__Problem to work on__:
Locate the string "seaborn" throughout the material and copy every line in which it occurs.

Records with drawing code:
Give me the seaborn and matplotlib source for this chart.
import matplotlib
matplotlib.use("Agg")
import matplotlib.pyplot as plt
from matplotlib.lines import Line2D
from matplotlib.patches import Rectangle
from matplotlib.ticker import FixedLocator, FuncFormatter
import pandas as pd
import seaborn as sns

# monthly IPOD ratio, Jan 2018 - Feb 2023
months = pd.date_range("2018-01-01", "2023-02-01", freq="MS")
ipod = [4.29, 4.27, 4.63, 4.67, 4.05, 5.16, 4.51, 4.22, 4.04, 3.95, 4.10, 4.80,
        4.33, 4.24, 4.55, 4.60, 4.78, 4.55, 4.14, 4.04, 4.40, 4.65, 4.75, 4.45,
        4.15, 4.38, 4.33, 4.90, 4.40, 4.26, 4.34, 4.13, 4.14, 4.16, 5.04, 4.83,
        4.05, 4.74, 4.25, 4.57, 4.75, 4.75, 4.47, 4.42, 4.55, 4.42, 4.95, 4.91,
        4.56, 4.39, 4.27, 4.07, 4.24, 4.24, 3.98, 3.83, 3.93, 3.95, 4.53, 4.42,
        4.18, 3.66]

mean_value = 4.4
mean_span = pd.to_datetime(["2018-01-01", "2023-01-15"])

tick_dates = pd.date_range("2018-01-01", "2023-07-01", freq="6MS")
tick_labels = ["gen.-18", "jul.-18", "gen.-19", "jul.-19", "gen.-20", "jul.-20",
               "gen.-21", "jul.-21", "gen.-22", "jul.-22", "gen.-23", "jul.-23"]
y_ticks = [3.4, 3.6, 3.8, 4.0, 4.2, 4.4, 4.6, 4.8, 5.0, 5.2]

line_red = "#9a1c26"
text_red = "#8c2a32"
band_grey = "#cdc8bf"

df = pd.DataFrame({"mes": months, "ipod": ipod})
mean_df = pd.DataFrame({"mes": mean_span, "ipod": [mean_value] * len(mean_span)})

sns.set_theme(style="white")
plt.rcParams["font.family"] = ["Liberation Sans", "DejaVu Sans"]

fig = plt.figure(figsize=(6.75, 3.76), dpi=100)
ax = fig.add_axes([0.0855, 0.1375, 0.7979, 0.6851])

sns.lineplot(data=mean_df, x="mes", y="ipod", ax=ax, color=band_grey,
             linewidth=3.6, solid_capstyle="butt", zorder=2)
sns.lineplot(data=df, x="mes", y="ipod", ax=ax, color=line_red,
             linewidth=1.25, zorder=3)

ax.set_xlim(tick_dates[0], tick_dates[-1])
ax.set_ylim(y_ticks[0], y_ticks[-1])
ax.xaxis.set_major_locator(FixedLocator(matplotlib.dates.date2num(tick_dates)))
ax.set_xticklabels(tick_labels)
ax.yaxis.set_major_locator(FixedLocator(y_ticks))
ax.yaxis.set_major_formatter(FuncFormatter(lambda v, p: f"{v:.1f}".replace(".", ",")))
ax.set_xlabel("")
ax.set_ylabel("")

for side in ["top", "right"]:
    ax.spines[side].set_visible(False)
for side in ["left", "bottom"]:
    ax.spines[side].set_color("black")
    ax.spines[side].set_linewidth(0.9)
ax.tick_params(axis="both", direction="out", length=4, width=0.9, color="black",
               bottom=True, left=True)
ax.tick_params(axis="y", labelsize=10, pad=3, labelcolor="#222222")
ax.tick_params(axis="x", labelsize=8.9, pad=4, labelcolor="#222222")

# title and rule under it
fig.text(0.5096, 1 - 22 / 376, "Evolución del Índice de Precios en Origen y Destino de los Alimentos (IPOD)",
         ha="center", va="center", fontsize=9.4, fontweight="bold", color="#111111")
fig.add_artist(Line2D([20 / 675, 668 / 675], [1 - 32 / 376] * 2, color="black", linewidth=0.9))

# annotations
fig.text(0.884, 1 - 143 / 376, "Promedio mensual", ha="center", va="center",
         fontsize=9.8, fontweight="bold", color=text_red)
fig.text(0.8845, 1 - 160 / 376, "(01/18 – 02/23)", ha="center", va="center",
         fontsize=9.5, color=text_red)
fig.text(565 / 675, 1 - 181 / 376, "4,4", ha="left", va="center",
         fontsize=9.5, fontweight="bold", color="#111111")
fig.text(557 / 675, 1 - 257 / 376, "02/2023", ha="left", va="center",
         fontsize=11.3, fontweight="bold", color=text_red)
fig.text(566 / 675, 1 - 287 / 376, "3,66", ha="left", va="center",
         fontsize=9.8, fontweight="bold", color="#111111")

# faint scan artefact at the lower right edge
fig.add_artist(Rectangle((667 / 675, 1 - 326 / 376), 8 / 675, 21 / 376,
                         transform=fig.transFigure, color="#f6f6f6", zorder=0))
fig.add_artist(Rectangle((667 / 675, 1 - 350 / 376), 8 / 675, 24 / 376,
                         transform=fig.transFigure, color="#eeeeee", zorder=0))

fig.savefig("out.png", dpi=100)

--

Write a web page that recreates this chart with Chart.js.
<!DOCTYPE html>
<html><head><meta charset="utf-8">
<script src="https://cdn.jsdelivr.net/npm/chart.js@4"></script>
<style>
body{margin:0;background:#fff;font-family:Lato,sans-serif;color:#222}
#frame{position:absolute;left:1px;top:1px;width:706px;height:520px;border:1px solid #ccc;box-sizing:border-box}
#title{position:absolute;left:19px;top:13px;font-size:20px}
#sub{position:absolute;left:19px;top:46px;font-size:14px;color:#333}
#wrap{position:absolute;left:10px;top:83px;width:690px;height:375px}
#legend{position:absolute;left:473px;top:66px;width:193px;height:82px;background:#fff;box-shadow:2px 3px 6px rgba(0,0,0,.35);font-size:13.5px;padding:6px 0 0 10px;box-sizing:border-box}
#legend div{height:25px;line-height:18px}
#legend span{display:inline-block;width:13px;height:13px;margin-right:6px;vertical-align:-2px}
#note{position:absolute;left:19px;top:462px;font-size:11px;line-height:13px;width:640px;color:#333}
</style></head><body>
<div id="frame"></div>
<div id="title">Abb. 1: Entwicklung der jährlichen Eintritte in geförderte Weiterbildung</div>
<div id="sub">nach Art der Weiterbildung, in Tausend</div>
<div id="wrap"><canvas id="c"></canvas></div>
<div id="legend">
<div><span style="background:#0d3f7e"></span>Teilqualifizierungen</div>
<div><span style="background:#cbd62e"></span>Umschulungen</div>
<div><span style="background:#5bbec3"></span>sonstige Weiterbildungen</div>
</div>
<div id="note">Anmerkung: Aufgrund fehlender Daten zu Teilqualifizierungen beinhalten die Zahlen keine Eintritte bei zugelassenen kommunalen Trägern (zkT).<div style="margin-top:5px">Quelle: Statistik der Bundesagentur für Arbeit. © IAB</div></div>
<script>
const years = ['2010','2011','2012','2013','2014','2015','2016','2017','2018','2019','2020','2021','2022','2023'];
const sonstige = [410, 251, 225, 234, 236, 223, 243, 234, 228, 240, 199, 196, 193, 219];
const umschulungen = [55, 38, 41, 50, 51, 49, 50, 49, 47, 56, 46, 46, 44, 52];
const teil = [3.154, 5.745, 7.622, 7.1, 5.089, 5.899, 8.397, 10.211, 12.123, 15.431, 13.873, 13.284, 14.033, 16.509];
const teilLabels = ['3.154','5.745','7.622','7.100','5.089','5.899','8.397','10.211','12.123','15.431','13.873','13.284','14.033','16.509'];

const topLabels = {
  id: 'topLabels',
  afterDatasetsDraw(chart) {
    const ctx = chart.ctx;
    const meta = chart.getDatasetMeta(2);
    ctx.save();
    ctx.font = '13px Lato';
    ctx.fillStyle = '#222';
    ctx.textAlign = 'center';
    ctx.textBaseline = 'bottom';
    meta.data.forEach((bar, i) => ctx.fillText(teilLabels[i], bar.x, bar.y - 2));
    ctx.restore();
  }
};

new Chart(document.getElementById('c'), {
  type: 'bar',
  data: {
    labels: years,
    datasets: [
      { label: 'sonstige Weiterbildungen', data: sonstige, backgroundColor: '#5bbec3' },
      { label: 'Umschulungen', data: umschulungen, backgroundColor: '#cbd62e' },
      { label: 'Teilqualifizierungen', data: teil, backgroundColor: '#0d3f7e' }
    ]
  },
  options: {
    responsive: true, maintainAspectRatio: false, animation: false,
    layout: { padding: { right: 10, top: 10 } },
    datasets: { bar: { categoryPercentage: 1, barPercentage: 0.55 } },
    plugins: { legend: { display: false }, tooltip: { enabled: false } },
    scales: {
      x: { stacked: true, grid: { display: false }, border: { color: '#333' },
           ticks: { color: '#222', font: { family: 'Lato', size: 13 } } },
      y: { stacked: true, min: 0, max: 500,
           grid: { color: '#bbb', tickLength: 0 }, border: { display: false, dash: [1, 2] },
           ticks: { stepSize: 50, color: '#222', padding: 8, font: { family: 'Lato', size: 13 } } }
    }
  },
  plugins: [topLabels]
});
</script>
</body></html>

__Exercise answer__:
Give me the seaborn and matplotlib source for this chart.
import seaborn as sns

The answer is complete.